Working backward from likely categories
Many famous multi-word anagrams are built from names, titles or well-known phrases, because the constructor had a target meaning in mind and worked backward — finding letters that matched a name and then crafting a clever secondary phrase from them. If you're solving rather than building, it helps to guess the category the answer might fall into: is it likely a name, a place, a common saying, an insult, a compliment? Narrowing the category shrinks your mental search enormously compared with treating the puzzle as fully open-ended.
How to construct your own
If you want to build one yourself rather than just solve existing ones, here's a simple, reliable method:
| Step | What to do |
|---|---|
| 1. Pick a target | Choose a name or short phrase you want to anagram. |
| 2. Sort the letters | List all of its letters alphabetically, ignoring spaces, so you can see exactly what you have. |
| 3. Find a strong starter | Hunt for a meaningful word using a sizeable chunk of those letters — ideally one related to the original phrase's theme. |
| 4. Use the leftovers | Build a second (and maybe third) word from the remaining letters to complete the phrase. |
| 5. Re-count everything | Check your full letter count against the original to confirm you haven't added or dropped a single letter. |
This is a slower, more deliberate process than solving a single scrambled word, but it's also more creatively rewarding — you're not just finding an answer, you're crafting one.
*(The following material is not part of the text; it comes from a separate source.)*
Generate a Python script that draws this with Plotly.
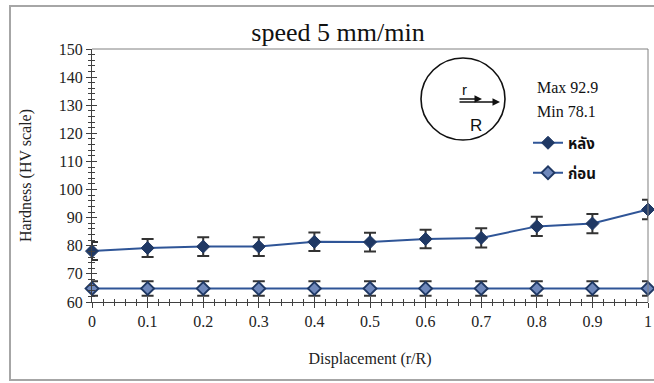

An anagram solver can speed up the search for that strong starting word and surface combinations you'd never spot by hand.
Why multi-word anagrams feel more impressive
Part of what makes a great multi-word anagram land is the moment when the second phrase's meaning connects back to the original. A clever phrase anagram often isn't just letter-valid — it's thematically apt too, echoing or commenting on the phrase it came from. That extra layer of craftsmanship is what separates a forgettable technical anagram from one people remember and share. The wordplay has a long pedigree, too; you can trace it in our history of anagrams.
The bottom line
Multi-word anagrams take the same core mechanic as single-word ones — rearranging letters without adding or removing any — and drop the constraint of fixed word boundaries. That makes them both harder to solve and more satisfying to construct. Starting with rare letters, thinking in terms of likely categories, and working methodically through the leftover letters are the most reliable ways to make progress on phrases that would otherwise feel impossibly open-ended.